If you have trouble affording the County property tax bill on your home, you may be eligible for relief on your taxes in the future. There are two programs for partial exclusion (which reduce your taxes by decreasing the value used for calculating taxes) and one program for a deferral.
This article looks at the Homestead Exemption for elderly and disabled persons with low income. Another article in this newsletter addresses the Disabled Veteran Exclusion and the Circuit Breaker Deferment Program.
The Homestead Exemption began when the legislature passed N.C.G.S. 105-277.1 in 1972. The Exemption excludes $25,000 in value, or 50% of the tax value of the residence, whichever is greater. This will significantly lower the homeowner’s tax bill. Orange County residents who qualify for a Homestead Exemption also qualify for assistance with the 3R Fee. You are eligible for the exemption on your permanent residence if (1) you or your spouse is over age 65 OR is totally and permanently disabled, AND (2) your income from the previous year is $27,100 or less (so for a 2012 application, this means your 2011 income). Ownership and disability is determined as of January 1 of each year, so if you buy the home during the year or become disabled mid-year, you will not qualify until the following year.
The home must be your “permanent home,” not a second home or vacant farmland. It is still your “permanent home” if you continue to own it while in a rehabilitation or nursing home.
What does “income” mean? It means all money received from EVERY source other than gifts or inheritances from a spouse, parent, grandparent, child, or grandchild. For example, income includes taxable and non-taxable Social Security benefits, taxable and non-taxable interest income, business income, rental income, and retirement income. Proof of income is required. If you are married, income from both spouses is counted, regardless whether the property is owned jointly.
Income limits are adjusted up yearly by the same percentage as the Social Security Administration uses for Social Security benefit increases. In years when SSA does not do a cost of living increase, the Homestead Exemption income limit does not increase either.
This is a tax forgiveness or exclusion program, meaning you do not ever owe the excluded taxes. You will not have to catch up the excluded taxes when you sell your property or when someone else inherits it from you. It is not merely a deferral of taxes owed.

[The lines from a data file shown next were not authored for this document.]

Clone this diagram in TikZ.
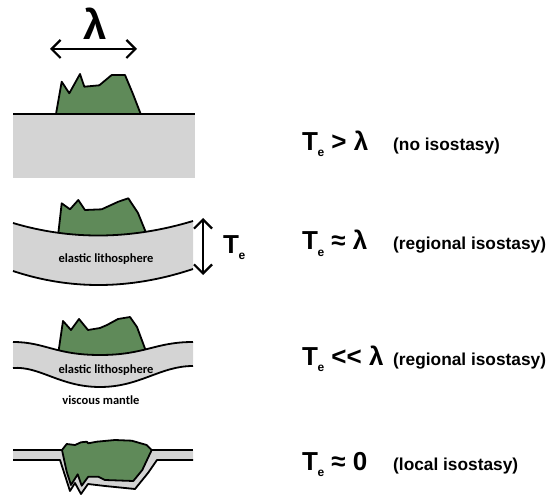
\documentclass[tikz,border=0pt]{standalone}
\usepackage{fontspec}
\setmainfont{Liberation Sans}
\newfontfamily\calib{Carlito}
\usetikzlibrary{arrows.meta}
\definecolor{crust}{HTML}{5F8A59}
\definecolor{litho}{HTML}{D4D4D4}
\newcommand{\Te}{T\kern-0.5pt\raisebox{-6pt}{\fontsize{12}{12}\selectfont e}}
\tikzset{
  mount/.style={draw=black, fill=crust, line width=1.8pt, line join=round},
  slab/.style={fill=litho},
  rim/.style={line width=1.8pt, line join=round},
  lam/.style={font=\fontsize{26}{28}\selectfont\bfseries, anchor=base west, inner sep=0pt},
  note/.style={font=\fontsize{17.3}{19}\selectfont\bfseries, anchor=base west, inner sep=0pt},
  tag/.style={font=\calib\fontsize{12.5}{13}\selectfont\bfseries, inner sep=0pt},
  span/.style={line width=2.2pt,
    {Straight Barb[length=9pt,width=18pt]}-{Straight Barb[length=9pt,width=18pt]}},
}

\begin{document}
\begin{tikzpicture}[x=1pt,y=-1pt]
\useasboundingbox (0,0) rectangle (550,495);

% rigid plate
\node[font=\fontsize{42}{44}\selectfont\bfseries, anchor=base, inner sep=0pt] (wave) at (95,40) {λ};
\coordinate (wl) at (50,49);
\coordinate (wr) at (137,49);
\draw[span] (wl) -- (wr);
\fill[slab] (13,114) rectangle (195,178);
\draw[rim] (13,114) -- (195,114);
\draw[mount] (56,114) -- (61.7,81.7) -- (69.3,93.3) -- (80,74) -- (84.3,86.7) -- (99.3,85.3)
  -- (111.7,75) -- (125,75) -- (132.7,93.3) -- (140.7,114) -- cycle;

% flexed plate
\draw[mount] (57,245) -- (61.7,203.3) -- (70,209.3) -- (78.3,200) -- (85,210) -- (101.7,209.3)
  -- (118.3,201.7) -- (128.3,198.3) -- (138,213) -- (151,245) -- cycle;
\fill[slab] (13,223) .. controls (70,240) and (130,240) .. (193,221) -- (193,269)
  .. controls (130,290) and (70,290) .. (13,271) -- cycle;
\draw[rim] (13,223) .. controls (70,240) and (130,240) .. (193,221);
\draw[rim] (13,271) .. controls (70,290) and (130,290) .. (193,269);
\node[tag] (el1) at (106,259.5) {elastic lithosphere};
\coordinate (tt) at (203,218);
\coordinate (tb) at (203,275);
\draw[span] (tt) -- (tb);
\node[lam] (te) at (223,253) {\Te};

% thin plate on mantle
\draw[mount] (57,362) -- (63,321) -- (71,330) -- (79,319) -- (88,330) -- (100,328)
  -- (107,325) -- (118,319) -- (130,317) -- (137,327) -- (150,362) -- cycle;
\fill[slab] (13,342) .. controls (45,342) and (55,355) .. (100,355)
  .. controls (145,355) and (155,342) .. (193,342) -- (193,366)
  .. controls (160,366) and (140,387) .. (100,387)
  .. controls (60,387) and (40,366) .. (13,368) -- cycle;
\draw[rim] (13,342) .. controls (45,342) and (55,355) .. (100,355)
  .. controls (145,355) and (155,342) .. (193,342);
\draw[rim] (13,368) .. controls (40,366) and (60,387) .. (100,387)
  .. controls (140,387) and (160,366) .. (193,366);
\node[tag] (el2) at (106,370) {elastic lithosphere};
\node[tag] (vm) at (101,400) {viscous mantle};

% no strength
\fill[slab] (13,450) -- (193,450) -- (193,460) -- (157,460) -- (148,473) -- (135,489)
  -- (105,486) -- (88,484) -- (81,494) -- (75,483) -- (70,491) -- (60,460) -- (13,460) -- cycle;
\draw[rim] (13,460) -- (60,460) -- (70,491) -- (75,483) -- (81,494) -- (88,484) -- (105,486)
  -- (135,489) -- (148,473) -- (157,460) -- (193,460);
\draw[rim] (13,450) -- (63,450);
\draw[rim] (151,450) -- (193,450);
\draw[mount] (62,450) -- (66.7,444) -- (75,445) -- (81,442.3) -- (86.7,441.7) -- (88.3,443.3)
  -- (96.7,441.7) -- (115,440) -- (131.7,440.7) -- (146.7,445) -- (151.7,450) -- (142.3,470)
  -- (133.3,481) -- (105,480) -- (98.3,476.7) -- (88.3,476.7) -- (81.7,485.7) -- (77.7,474.3)
  -- (71,485) -- (66.7,471.7) -- cycle;

% regimes
\node[lam] (r1) at (302,150) {\Te\ > λ};
\node[note] (n1) at (393,150) {(no isostasy)};
\node[lam] (r2) at (302,250) {\Te\ ≈ λ};
\node[note] (n2) at (393,250) {(regional isostasy)};
\node[lam] (r3) at (302,365) {\Te\ <{}< λ};
\node[note] (n3) at (393,365) {(regional isostasy)};
\node[lam] (r4) at (302,470) {\Te\ ≈ 0};
\node[note] (n4) at (393,470) {(local isostasy)};
\end{tikzpicture}
\end{document}
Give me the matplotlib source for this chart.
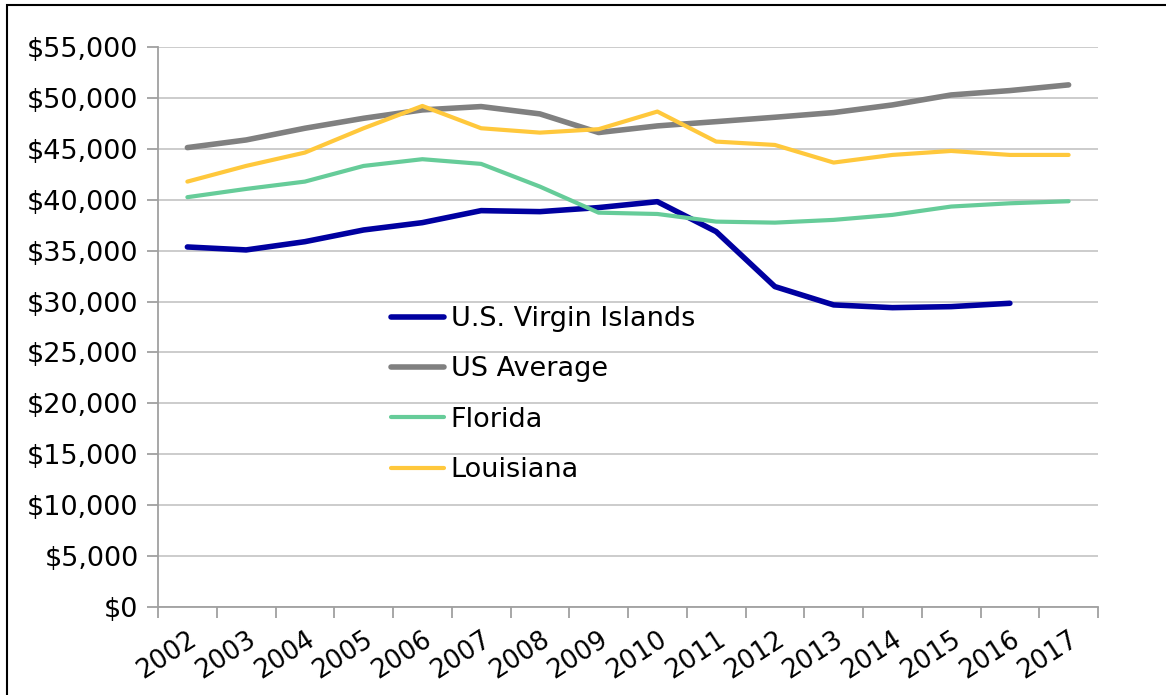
import matplotlib.pyplot as plt
import matplotlib.patches as patches
from matplotlib.ticker import FuncFormatter, FixedLocator
import numpy as np

years = [str(y) for y in range(2002, 2018)]

usvi = [35360, 35070, 35880, 37030, 37750, 38930, 38830, 39230,
        39810, 36870, 31470, 29670, 29400, 29500, 29830]
us_avg = [45120, 45870, 47020, 48000, 48820, 49150, 48430, 46600,
          47250, 47670, 48100, 48560, 49310, 50290, 50720, 51280]
florida = [40250, 41060, 41780, 43320, 43980, 43520, 41290, 38730,
           38600, 37850, 37750, 38020, 38510, 39330, 39650, 39850]
louisiana = [41780, 43320, 44630, 47020, 49210, 47020, 46590, 46930,
             48660, 45710, 45380, 43650, 44400, 44790, 44400, 44400]

series = [
    ('U.S. Virgin Islands', usvi, '#0000A0', 4.0),
    ('US Average', us_avg, '#808080', 4.0),
    ('Florida', florida, '#66CC99', 3.0),
    ('Louisiana', louisiana, '#FFC83C', 3.0),
]

plt.rcParams['font.family'] = ['DejaVu Sans']

fig = plt.figure(figsize=(11.66, 6.95), dpi=100)
ax = fig.add_axes([158 / 1166, 1 - 607 / 695, 940 / 1166, 560 / 695])

x = np.arange(len(years))
for name, vals, col, lw in series:
    ax.plot(x[:len(vals)], vals, color=col, lw=lw, label=name,
            solid_capstyle='round', solid_joinstyle='round')

ax.set_xlim(-0.5, len(years) - 0.5)
ax.set_ylim(0, 55000)
ax.set_yticks(np.arange(0, 55001, 5000))
ax.yaxis.set_major_formatter(FuncFormatter(lambda v, p: '${:,.0f}'.format(v)))
ax.grid(axis='y', color='#C8C8C8', lw=1.3)
ax.set_axisbelow(True)

# labels at category centers, tick marks between categories
ax.set_xticks(x, years)
ax.xaxis.set_minor_locator(FixedLocator(np.arange(-0.5, len(years), 1)))
ax.tick_params(axis='x', which='major', length=0, pad=14, labelsize=18.5,
               labelrotation=33)
for lab in ax.get_xticklabels():
    lab.set_ha('right')
    lab.set_va('top')
    lab.set_rotation_mode('anchor')
ax.tick_params(axis='x', which='minor', length=8, color='#A0A0A0', width=1.3)
ax.tick_params(axis='y', length=8, color='#A0A0A0', width=1.3,
               labelsize=19.5, pad=6)

for s in ['top', 'right']:
    ax.spines[s].set_visible(False)
for s in ['left', 'bottom']:
    ax.spines[s].set_color('#A0A0A0')
    ax.spines[s].set_linewidth(1.3)

leg = ax.legend(loc='upper left', bbox_to_anchor=(233 / 940, 1 - 259 / 560),
                frameon=False, fontsize=19.5, handlelength=1.95,
                handletextpad=0.25, labelspacing=0.9, borderaxespad=0,
                borderpad=0)

fig.patches.append(patches.Rectangle((7 / 1166, -0.1), 1.2, 1 - 5 / 695 + 0.1,
                                     transform=fig.transFigure, fill=False,
                                     edgecolor='black', lw=1.5))

fig.savefig('out.png', dpi=100)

You must turn in an application to the County Tax Office BY JUNE 1 of a given year if you want the exemption for that year. You can get application at the Tax Office or online at http://www.dornc.com/downloads/av9_2011.pdf. There is a separate application for relief on the 3R fee. Once you are approved for the Exemption, you do not need to reapply each year, but you must notify the Tax Office if income goes above the eligibility limit, or if you (or your spouse) is no longer totally and permanently disabled. Many counties, including Orange County, have a policy of accepting late applications, but they must be approved individually by the County Commissioners at a regular meeting, so this can delay approval.
As of 2012, since 2001 the State has not reimbursed counties or cities for tax revenue lost due to Homestead Exemptions. Prior to that time, the State reimbursed part of this lost tax revenue.